▶ _EXERCISE DIRECTIONS_
Give the number of lines that include the string "image", nothing more.

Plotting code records
-- Start --
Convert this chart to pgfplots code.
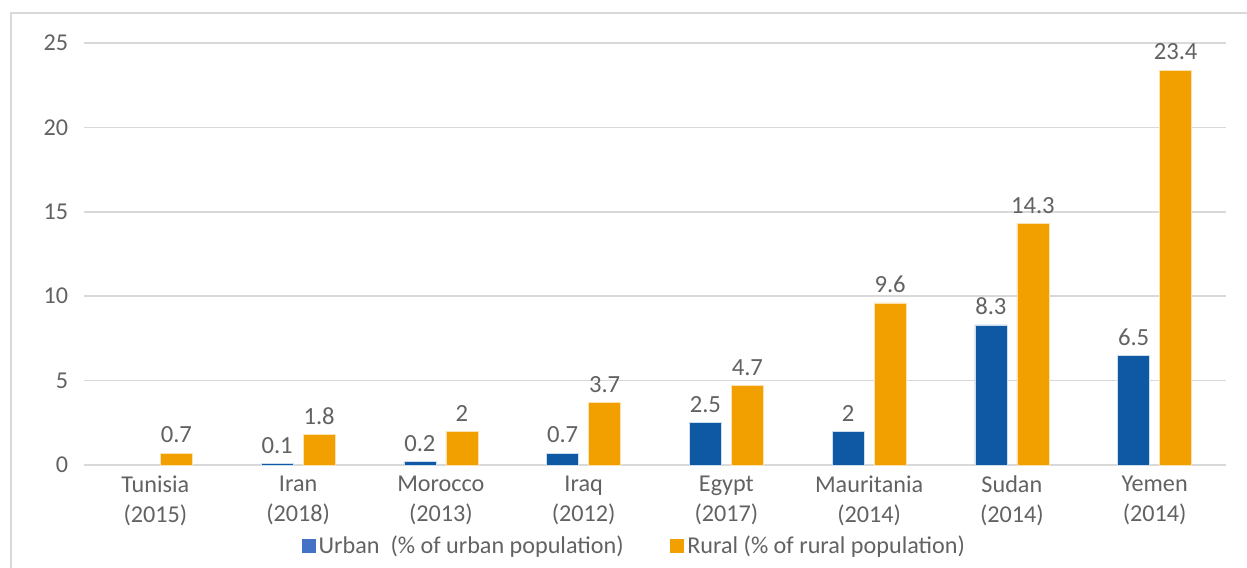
\documentclass[border=0pt]{standalone}
\usepackage{pgfplots}
\pgfplotsset{compat=1.18}
\usepackage{fontspec}
\setmainfont{Carlito}
\definecolor{barblue}{HTML}{0F58A3}
\definecolor{legblue}{HTML}{4472C4}
\definecolor{barorange}{HTML}{F2A000}
\definecolor{txtgray}{HTML}{626262}
\definecolor{gridgray}{HTML}{D9D9D9}
\begin{document}
\begin{tikzpicture}
\clip (-50.4pt,-61.2pt) rectangle (697.8pt,279pt);
\draw[gridgray, line width=0.9pt] (-43.8pt,-80pt) -- (-43.8pt,271.2pt) -- (720pt,271.2pt);
\begin{axis}[
  at={(0pt,0pt)}, anchor=south west,
  scale only axis,
  width=685.2pt, height=253.2pt,
  ybar=6pt, bar width=19.2pt,
  xmin=-0.5, xmax=7.5, ymin=0, ymax=25,
  ytick={0,5,10,15,20,25},
  xtick={0,1,2,3,4,5,6,7},
  xticklabels={{Tunisia\\(2015)},{Iran\\(2018)},{Morocco\\(2013)},{Iraq\\(2012)},{Egypt\\(2017)},{Mauritania\\(2014)},{Sudan\\(2014)},{Yemen\\(2014)}},
  xticklabel style={align=center, font=\fontsize{14.5}{18}\selectfont, text=txtgray, yshift=1.5pt},
  yticklabel style={font=\fontsize{14.5}{16}\selectfont, text=txtgray, xshift=-6pt},
  /pgf/number format/assume math mode=true,
  axis line style={draw=none},
  tick style={draw=none},
  ymajorgrids,
  major grid style={draw=gridgray, line width=0.9pt},
  nodes near coords,
  every node near coord/.append style={font=\fontsize{14.8}{16}\selectfont, text=txtgray, yshift=2.5pt},
  legend style={at={(330.6pt,-48.6pt)}, anchor=center, draw=none, fill=none,
    legend columns=2, font=\fontsize{14.5}{16}\selectfont, text=txtgray,
    /tikz/every even column/.append style={column sep=26pt}},
  legend cell align=left,
]
\addplot[fill=barblue, draw=white!80!barblue, line width=0.4pt, area legend,
  legend image code/.code={\fill[legblue] (0pt,-3.9pt) rectangle (7.8pt,3.9pt);}]
  coordinates {(1,0.1) (2,0.2) (3,0.7) (4,2.5) (5,2) (6,8.3) (7,6.5)};
\addplot[fill=barorange, draw=white!70!barorange, line width=0.4pt, area legend,
  legend image code/.code={\fill[barorange] (0pt,-3.9pt) rectangle (7.8pt,3.9pt);}]
  coordinates {(0,0.7) (1,1.8) (2,2) (3,3.7) (4,4.7) (5,9.6) (6,14.3) (7,23.4)};
\legend{Urban\ \ (\% of urban population), Rural (\% of rural population)}
\end{axis}
\end{tikzpicture}
\end{document}
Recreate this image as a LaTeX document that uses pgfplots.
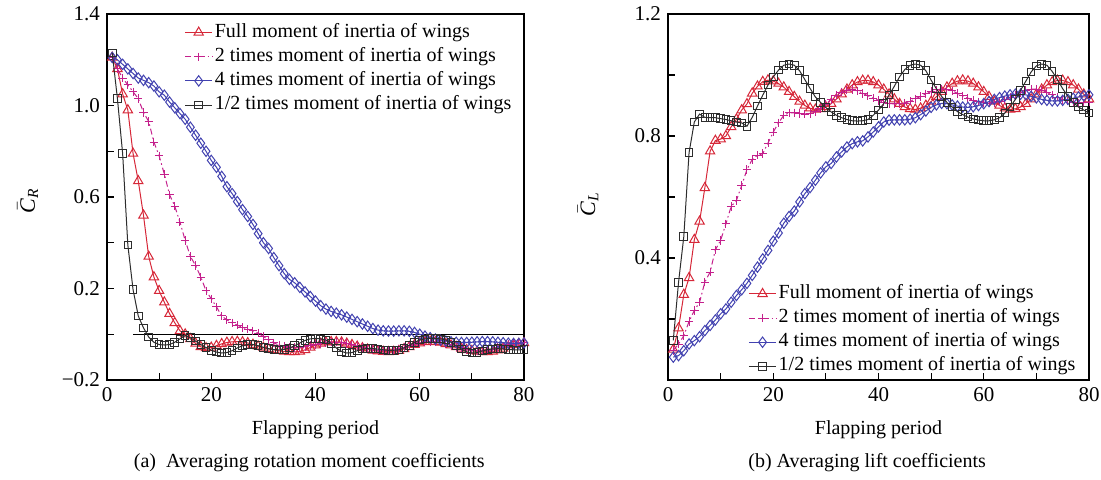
\documentclass[border=0pt]{standalone}
\usepackage{amsmath}
\usepackage{fontspec}
\setmainfont{Liberation Serif}
\usepackage{pgfplots}
\usepackage{pgfplotstable}
\pgfplotsset{compat=1.18}

\definecolor{cred}{RGB}{214,39,56}
\definecolor{cmag}{RGB}{196,32,140}
\definecolor{cblue}{RGB}{66,66,176}
\definecolor{cgray}{RGB}{45,45,45}

% rotation moment coefficients
\pgfplotstableread{
x y
1 1.21
2 1.16
3 1.05
4 0.98
5 0.79
6 0.67
7 0.52
8 0.34
9 0.25
10 0.19
11 0.14
12 0.09
13 0.05
14 0.015
15 0.0
16 -0.02
17 -0.04
18 -0.055
19 -0.06
20 -0.058
21 -0.05
22 -0.042
23 -0.036
24 -0.033
25 -0.032
26 -0.034
27 -0.038
28 -0.045
29 -0.052
30 -0.058
31 -0.064
32 -0.068
33 -0.072
34 -0.075
35 -0.077
36 -0.077
37 -0.075
38 -0.068
39 -0.058
40 -0.048
41 -0.04
42 -0.035
43 -0.033
44 -0.033
45 -0.035
46 -0.04
47 -0.046
48 -0.053
49 -0.06
50 -0.066
51 -0.071
52 -0.074
53 -0.076
54 -0.077
55 -0.076
56 -0.072
57 -0.064
58 -0.055
59 -0.046
60 -0.039
61 -0.034
62 -0.032
63 -0.033
64 -0.036
65 -0.042
66 -0.048
67 -0.055
68 -0.062
69 -0.068
70 -0.072
71 -0.075
72 -0.077
73 -0.077
74 -0.075
75 -0.07
76 -0.062
77 -0.054
78 -0.047
79 -0.042
80 -0.038
}\momfull

\pgfplotstableread{
x y
1 1.21
2 1.16
3 1.12
4 1.09
5 1.06
6 1.03
7 0.97
8 0.93
9 0.84
10 0.78
11 0.70
12 0.61
13 0.56
14 0.49
15 0.41
16 0.34
17 0.30
18 0.25
19 0.19
20 0.155
21 0.12
22 0.08
23 0.063
24 0.05
25 0.04
26 0.03
27 0.022
28 0.015
29 0.005
30 -0.01
31 -0.025
32 -0.038
33 -0.047
34 -0.052
35 -0.056
36 -0.058
37 -0.058
38 -0.055
39 -0.05
40 -0.045
41 -0.04
42 -0.036
43 -0.034
44 -0.034
45 -0.036
46 -0.04
47 -0.046
48 -0.052
49 -0.058
50 -0.063
51 -0.067
52 -0.07
53 -0.071
54 -0.071
55 -0.069
56 -0.064
57 -0.057
58 -0.05
59 -0.043
60 -0.037
61 -0.033
62 -0.031
63 -0.032
64 -0.035
65 -0.04
66 -0.046
67 -0.053
68 -0.06
69 -0.066
70 -0.07
71 -0.072
72 -0.072
73 -0.07
74 -0.065
75 -0.058
76 -0.051
77 -0.045
78 -0.04
79 -0.037
80 -0.035
}\momtwo

\pgfplotstableread{
x y
1 1.21
2 1.20
3 1.18
4 1.16
5 1.14
6 1.12
7 1.11
8 1.10
9 1.085
10 1.06
11 1.045
12 1.015
13 0.99
14 0.965
15 0.94
16 0.905
17 0.87
18 0.835
19 0.80
20 0.76
21 0.73
22 0.69
23 0.645
24 0.615
25 0.58
26 0.545
27 0.515
28 0.48
29 0.44
30 0.40
31 0.375
32 0.335
33 0.30
34 0.265
35 0.24
36 0.225
37 0.205
38 0.185
39 0.165
40 0.145
41 0.125
42 0.11
43 0.10
44 0.092
45 0.085
46 0.075
47 0.065
48 0.055
49 0.045
50 0.035
51 0.025
52 0.018
53 0.015
54 0.014
55 0.014
56 0.015
57 0.015
58 0.013
59 0.008
60 0.0
61 -0.008
62 -0.015
63 -0.021
64 -0.026
65 -0.03
66 -0.033
67 -0.035
68 -0.036
69 -0.036
70 -0.035
71 -0.033
72 -0.032
73 -0.032
74 -0.033
75 -0.035
76 -0.037
77 -0.039
78 -0.04
79 -0.04
80 -0.038
}\momfour

\pgfplotstableread{
x y
1 1.23
2 1.03
3 0.79
4 0.39
5 0.195
6 0.08
7 0.028
8 -0.012
9 -0.035
10 -0.045
11 -0.047
12 -0.045
13 -0.035
14 -0.02
15 -0.005
16 -0.015
17 -0.03
18 -0.045
19 -0.058
20 -0.07
21 -0.078
22 -0.082
23 -0.08
24 -0.072
25 -0.06
26 -0.05
27 -0.045
28 -0.045
29 -0.05
30 -0.057
31 -0.063
32 -0.067
33 -0.068
34 -0.066
35 -0.06
36 -0.05
37 -0.038
38 -0.027
39 -0.02
40 -0.018
41 -0.02
42 -0.025
43 -0.04
44 -0.06
45 -0.075
46 -0.082
47 -0.08
48 -0.072
49 -0.065
50 -0.062
51 -0.062
52 -0.065
53 -0.068
54 -0.07
55 -0.07
56 -0.068
57 -0.06
58 -0.048
59 -0.035
60 -0.025
61 -0.02
62 -0.018
63 -0.018
64 -0.02
65 -0.025
66 -0.035
67 -0.05
68 -0.065
69 -0.077
70 -0.082
71 -0.08
72 -0.073
73 -0.067
74 -0.064
75 -0.063
76 -0.064
77 -0.066
78 -0.068
79 -0.068
80 -0.067
}\momhalf

% lift coefficients
\pgfplotstableread{
x y
1 0.10
2 0.17
3 0.28
4 0.335
5 0.46
6 0.52
7 0.63
8 0.75
9 0.785
10 0.79
11 0.80
12 0.83
13 0.855
14 0.885
15 0.905
16 0.94
17 0.963
18 0.978
19 0.983
20 0.980
21 0.972
22 0.960
23 0.945
24 0.929
25 0.913
26 0.900
27 0.891
28 0.887
29 0.889
30 0.895
31 0.906
32 0.921
33 0.937
34 0.953
35 0.967
36 0.977
37 0.982
38 0.982
39 0.977
40 0.967
41 0.953
42 0.937
43 0.921
44 0.906
45 0.895
46 0.889
47 0.887
48 0.891
49 0.900
50 0.913
51 0.929
52 0.945
53 0.960
54 0.972
55 0.980
56 0.983
57 0.980
58 0.972
59 0.960
60 0.945
61 0.929
62 0.913
63 0.900
64 0.891
65 0.887
66 0.889
67 0.895
68 0.906
69 0.921
70 0.937
71 0.953
72 0.967
73 0.977
74 0.982
75 0.982
76 0.977
77 0.967
78 0.953
79 0.937
80 0.921
}\liftfull

\pgfplotstableread{
x y
1 0.097
2 0.118
3 0.145
4 0.192
5 0.228
6 0.255
7 0.321
8 0.354
9 0.427
10 0.458
11 0.512
12 0.569
13 0.589
14 0.638
15 0.69
16 0.723
17 0.737
18 0.742
19 0.777
20 0.813
21 0.843
22 0.868
23 0.876
24 0.876
25 0.874
26 0.872
27 0.874
28 0.879
29 0.89
30 0.904
31 0.92
32 0.934
33 0.944
34 0.95
35 0.952
36 0.948
37 0.94
38 0.932
39 0.924
40 0.917
41 0.911
42 0.907
43 0.905
44 0.905
45 0.908
46 0.914
47 0.922
48 0.93
49 0.938
50 0.946
51 0.951
52 0.954
53 0.953
54 0.948
55 0.94
56 0.932
57 0.924
58 0.917
59 0.912
60 0.909
61 0.908
62 0.909
63 0.913
64 0.919
65 0.927
66 0.935
67 0.943
68 0.95
69 0.954
70 0.954
71 0.95
72 0.943
73 0.935
74 0.927
75 0.92
76 0.915
77 0.911
78 0.909
79 0.909
80 0.911
}\lifttwo

\pgfplotstableread{
x y
1 0.075
2 0.08
3 0.096
4 0.118
5 0.129
6 0.142
7 0.162
8 0.179
9 0.197
10 0.217
11 0.233
12 0.255
13 0.277
14 0.296
15 0.317
16 0.343
17 0.37
18 0.397
19 0.425
20 0.455
21 0.482
22 0.514
23 0.536
24 0.554
25 0.584
26 0.611
27 0.631
28 0.655
29 0.679
30 0.699
31 0.71
32 0.731
33 0.748
34 0.764
35 0.775
36 0.781
37 0.784
38 0.797
39 0.813
40 0.83
41 0.846
42 0.852
43 0.853
44 0.853
45 0.853
46 0.855
47 0.86
48 0.87
49 0.882
50 0.894
51 0.902
52 0.907
53 0.906
54 0.902
55 0.898
56 0.895
57 0.894
58 0.896
59 0.9
60 0.906
61 0.913
62 0.92
63 0.926
64 0.931
65 0.935
66 0.937
67 0.937
68 0.935
69 0.93
70 0.925
71 0.92
72 0.917
73 0.915
74 0.915
75 0.917
76 0.92
77 0.924
78 0.928
79 0.932
80 0.935
}\liftfour

\pgfplotstableread{
x y
1 0.13
2 0.32
3 0.47
4 0.745
5 0.846
6 0.872
7 0.861
8 0.86
9 0.86
10 0.857
11 0.854
12 0.85
13 0.846
14 0.843
15 0.832
16 0.861
17 0.898
18 0.934
19 0.967
20 0.994
21 1.016
22 1.032
23 1.036
24 1.032
25 1.014
26 0.985
27 0.956
28 0.928
29 0.91
30 0.893
31 0.879
32 0.868
33 0.86
34 0.854
35 0.85
36 0.849
37 0.85
38 0.854
39 0.868
40 0.885
41 0.906
42 0.934
43 0.963
44 0.994
45 1.018
46 1.032
47 1.036
48 1.032
49 1.014
50 0.983
51 0.955
52 0.93
53 0.91
54 0.895
55 0.88
56 0.87
57 0.862
58 0.856
59 0.852
60 0.85
61 0.85
62 0.853
63 0.86
64 0.875
65 0.895
66 0.92
67 0.95
68 0.98
69 1.01
70 1.03
71 1.036
72 1.032
73 1.012
74 0.985
75 0.955
76 0.93
77 0.91
78 0.895
79 0.885
80 0.875
}\lifthalf

\pgfplotsset{
  flap/.style={
    scale only axis,
    clip mode=individual,
    height=183pt,
    xmin=0, xmax=80,
    xtick={0,20,40,60,80},
    xticklabels={0,20,40,60,80},
    minor xtick={10,30,50,70},
    tick align=inside,
    tick pos=left,
    major tick length=3.5pt,
    minor tick length=3.5pt,
    axis line style={line width=0.6pt},
    every tick/.style={black, line width=0.6pt},
    tick label style={font=\fontsize{10.5}{12}\selectfont},
    legend cell align=left,
    legend image code/.code={
      \draw[##1, mark=none] (0cm,0cm) -- (0.48cm,0cm);
      \draw[##1, solid] plot[only marks] coordinates {(0.24cm,0cm)};},
    legend style={draw=none, fill=none, inner sep=0pt, row sep=0.6pt,
      font=\fontsize{10}{12}\selectfont,
      nodes={inner sep=1pt, text height=7pt, text depth=2.5pt}},
  },
  sfull/.style={cred, line width=0.5pt, mark=triangle, mark size=2.7pt, mark options={solid}},
  stwo/.style={cmag, line width=0.5pt, dash pattern=on 3pt off 1.5pt on 0.8pt off 1.5pt, mark=+, mark size=2.1pt, mark options={solid}},
  sfour/.style={cblue, line width=0.5pt, mark=diamond, mark size=2.6pt, mark options={solid}},
  shalf/.style={cgray, line width=0.5pt, mark=square, mark size=1.9pt, mark options={solid}},
}

\begin{document}
\begin{tikzpicture}
\path[use as bounding box] (0,0) rectangle (550.5pt,239.5pt);

\begin{axis}[flap,
  at={(53.5pt,49.5pt)}, anchor=south west,
  width=208.5pt,
  ymin=-0.2, ymax=1.4,
  ytick={-0.2,0.2,0.6,1.0,1.4},
  yticklabels={−0.2,0.2,0.6,1.0,1.4},
  minor ytick={0,0.4,0.8,1.2},
  legend style={at={(0.185,0.982)}, anchor=north west},
]
\addplot[black, line width=0.6pt, forget plot] coordinates {(5,0) (80,0)};
\addplot[sfull] table {\momfull};
\addlegendentry{Full moment of inertia of wings}
\addplot[stwo] table {\momtwo};
\addlegendentry{2 times moment of inertia of wings}
\addplot[sfour] table {\momfour};
\addlegendentry{4 times moment of inertia of wings}
\addplot[shalf] table {\momhalf};
\addlegendentry{1/2 times moment of inertia of wings}
\node[rotate=90, font=\fontsize{11}{12}\selectfont] at (axis description cs:-0.19,0.49) {$\bar{\textit{C}}_{\textit{R}}$};
\node[font=\fontsize{10}{12}\selectfont] at (axis description cs:0.5,-0.137) {Flapping period};
\node[font=\fontsize{10}{12}\selectfont] at (axis description cs:0.485,-0.227) {(a)\ \ Averaging rotation moment coefficients};
\end{axis}

\begin{axis}[flap,
  at={(334pt,49.5pt)}, anchor=south west,
  width=210.5pt,
  ymin=0, ymax=1.2,
  ytick={0.4,0.8,1.2},
  yticklabels={0.4,0.8,1.2},
  minor ytick={0.2,0.6,1.0},
  legend style={at={(0.19,0.268)}, anchor=north west},
]
\addplot[sfull] table {\liftfull};
\addlegendentry{Full moment of inertia of wings}
\addplot[stwo] table {\lifttwo};
\addlegendentry{2 times moment of inertia of wings}
\addplot[sfour] table {\liftfour};
\addlegendentry{4 times moment of inertia of wings}
\addplot[shalf] table {\lifthalf};
\addlegendentry{1/2 times moment of inertia of wings}
\node[rotate=90, font=\fontsize{11}{12}\selectfont] at (axis description cs:-0.19,0.48) {$\bar{\textit{C}}_{\textit{L}}$};
\node[font=\fontsize{10}{12}\selectfont] at (axis description cs:0.5,-0.137) {Flapping period};
\node[font=\fontsize{10}{12}\selectfont] at (axis description cs:0.473,-0.227) {(b) Averaging lift coefficients};
\end{axis}
\end{tikzpicture}
\end{document}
-- End --
▶ _SOLUTION_
4